Collectively, these policy changes affect payer mix and uncompensated care exposure. HCA reported that exchange plan volumes represented about 8% of admissions and 10% of revenue in 2025, and the health system is expecting a 15% to 20% decline in exchange volumes in 2026, with much of that shifting either to employer coverage or uninsured categories.

To alleviate policy impacts and offset about $400 million in losses to the exchange market, HCA is utilizing a multi-year resiliency program focused on cost efficiency, revenue integrity, and capacity management, leadership highlighted.

HCA CEO Sam Hazen pointed to investments in network expansion, workforce development, and clinical capabilities that helped drive margin improvement and sustained demand, providing HCA with buffers if coverage risk pressures intensify.

“This is not an episodic event for us,” Hazen said during the earnings call. “It just happens to be a maturation of what in my estimation is cultural within HCA, and that is being cost effective in finding ways to leverage scale, utilize best practices. Now we have tools that are in front of us as opportunities to create even more consistency, efficiencies, and transparency in the company's overall cost. And that's why the program is lining up in a well-timed manner with some of the enhanced premium tax credit challenges.

“But we see this program continuing to mature. And as we get more capable at using these tools, it's going to help us find even more opportunities. But this is not a one-time event. It's a cultural dynamic in our company around being cost effective, being high quality, and finding ways to improve from a process standpoint and a leverage standpoint with our overall scale.”

Despite the headwinds, HCA provided bullish guidance for 2026, forecasting revenue between $76.5 billion and $80 billion, net income between $6.5 billion and $7 billion, full-year margins slightly above 20%, and adjusted EBITDA between $15.55 billion to $16.45 billion.
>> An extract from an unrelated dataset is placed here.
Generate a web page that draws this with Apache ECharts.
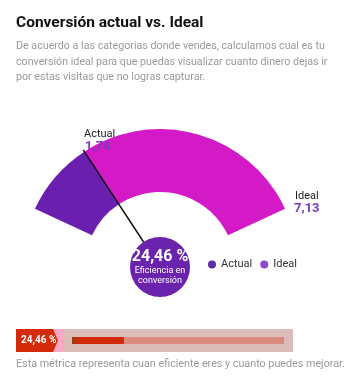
<!DOCTYPE html>
<html><head><meta charset="utf-8">
<script src="https://cdn.jsdelivr.net/npm/echarts@6/dist/echarts.min.js"></script>
<style>html,body{margin:0;padding:0;background:#fff}#c{width:352px;height:385px}</style>
</head><body><div id="c"></div>
<script>
// data
var categories = ['Actual', 'Ideal'];
var conversion = [1.74, 7.13];          // actual, ideal
var valueLabels = ['1,74', '7,13'];
var efficiency = 24.46;                  // %
var efficiencyLabel = '24,46 %';
var barMax = 100;

var FONT = 'Roboto, "Noto Sans", sans-serif';
var chart = echarts.init(document.getElementById('c'), null, {renderer: 'canvas'});

var option = {
  animation: false,
  textStyle: {fontFamily: FONT},
  title: {
    text: 'Conversión actual vs. Ideal',
    left: 16, top: 15, padding: 0,
    textStyle: {fontFamily: FONT, fontSize: 15.5, fontWeight: 'bold', color: '#111'}
  },
  legend: {
    left: 208, top: 259, padding: 0,
    icon: 'circle', itemWidth: 8, itemHeight: 8, itemGap: 8,
    textStyle: {fontFamily: FONT, fontSize: 11, color: '#333'},
    data: [
      {name: categories[0], itemStyle: {color: '#5b2ca6'}},
      {name: categories[1], itemStyle: {color: '#9048d0'}}
    ]
  },
  grid: {left: 72, top: 337, width: 212, height: 7},
  xAxis: {type: 'value', min: 0, max: barMax, show: false},
  yAxis: {type: 'category', data: ['e'], show: false},
  graphic: [
    {type: 'text', left: 16, top: 39, silent: true,
     style: {text: 'De acuerdo a las categorias donde vendes, calculamos cual es tu\nconversión ideal para que puedas visualizar cuanto dinero dejas ir\npor estas visitas que no logras capturar.',
             font: '10.7px ' + FONT, fill: '#9a9a9a', lineHeight: 15.5}},
    {type: 'text', left: 84, top: 129, z: 10,
     style: {text: categories[0], font: '11px ' + FONT, fill: '#222'}},
    {type: 'text', left: 85, top: 140, z: 10,
     style: {text: valueLabels[0], font: 'bold 13px ' + FONT, fill: '#7a3cc0'}},
    {type: 'text', left: 295, top: 191, z: 10,
     style: {text: categories[1], font: '11px ' + FONT, fill: '#222'}},
    {type: 'text', left: 294, top: 202, z: 10,
     style: {text: valueLabels[1], font: 'bold 13px ' + FONT, fill: '#7a3cc0'}},
    {type: 'rect', shape: {x: 16, y: 329, width: 277, height: 23}, z: -10, style: {fill: '#dcbcb9'}},
    {type: 'rect', shape: {x: 16, y: 329, width: 48, height: 23}, z: -9, style: {fill: '#f8a9c4'}},
    {type: 'polygon', shape: {points: [[16, 329], [53, 329], [58, 340.5], [53, 352], [16, 352]]}, z: 5, style: {fill: '#d42a0a'}},
    {type: 'text', left: 21, top: 335, z: 6,
     style: {text: efficiencyLabel, font: 'bold 10px ' + FONT, fill: '#fff'}},
    {type: 'text', left: 16, top: 359,
     style: {text: 'Esta métrica representa cuan eficiente eres y cuanto puedes mejorar.', font: '10.75px ' + FONT, fill: '#9a9a9a'}}
  ],
  series: [
    {
      type: 'pie', center: [160, 267], radius: [75, 138],
      startAngle: 155, endAngle: 25, clockwise: true,
      silent: true, label: {show: false}, labelLine: {show: false},
      emphasis: {disabled: true},
      data: [
        {name: categories[0], value: conversion[0], itemStyle: {color: '#6a1fae'}},
        {name: categories[1], value: conversion[1] - conversion[0], itemStyle: {color: '#d41ac6'}}
      ], z: 1
    },
    {
      type: 'gauge', center: [160, 267], radius: 140,
      startAngle: 155, endAngle: 25, min: 0, max: conversion[1],
      axisLine: {show: false}, splitLine: {show: false}, axisTick: {show: false},
      axisLabel: {show: false}, title: {show: false}, detail: {show: false},
      anchor: {show: false},
      pointer: {icon: 'rect', length: '100%', width: 1.5, itemStyle: {color: '#111'}},
      data: [{value: conversion[0]}], z: 3
    },
    {
      type: 'pie', center: [160, 267], radius: [0, 30], silent: true, z: 5,
      emphasis: {disabled: true}, labelLine: {show: false},
      label: {
        show: true, position: 'center',
        formatter: '{a|' + efficiencyLabel + '}\n{b|Eficiencia en}\n{b|conversión}',
        rich: {
          a: {fontFamily: FONT, fontSize: 16, fontWeight: 'bold', color: '#fff', lineHeight: 18},
          b: {fontFamily: FONT, fontSize: 9, color: '#fff', lineHeight: 10}
        }
      },
      data: [{name: 'eficiencia', value: 1, itemStyle: {color: '#6b22ad'}}]
    },
    {
      type: 'bar', barWidth: 7, silent: true, z: 2,
      itemStyle: {color: '#d98b7f'}, data: [barMax]
    },
    {
      type: 'bar', barWidth: 7, barGap: '-100%', silent: true, z: 3,
      itemStyle: {color: new echarts.graphic.LinearGradient(0, 0, 1, 0, [
        {offset: 0, color: '#9a3a12'}, {offset: 0.15, color: '#d22a0a'}, {offset: 1, color: '#d22a0a'}])},
      data: [efficiency]
    }
  ]
};
chart.setOption(option);
</script></body></html>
In 2025, same facility admissions increased 2.4% and same facility equivalent admissions grew 2.5%. For 2026, equivalent admissions are projected to grow 2% to 3%, even as executives brace for a 30% drop in utilization by patients that become uninsured.

HCA’s willingness to quantify the earnings impact of ACA subsidies expiration and to lay out expected Medicaid payment declines gives peers a better outlook for assessing risk. Hospitals with higher exposure to exchange populations or states with larger Medicaid populations could feel the ramifications more acutely.

Jay Asser is the CEO editor for HealthLeaders. 


KEY TAKEAWAYS

HCA Healthcare posted favorable Q4 and full-year results, with revenue up 6.7% and net income rising 30.6% in the most recent quarter.

Leadership projected a $600 million to $900 million EBITDA hit from Affordable Care Act subsidy lapses, plus a $250 million to $450 million loss from Medicaid payment changes.

The health system’s multi-year resiliency program and solid 2026 guidance aim to lessen policy-driven coverage and payer-mix risks.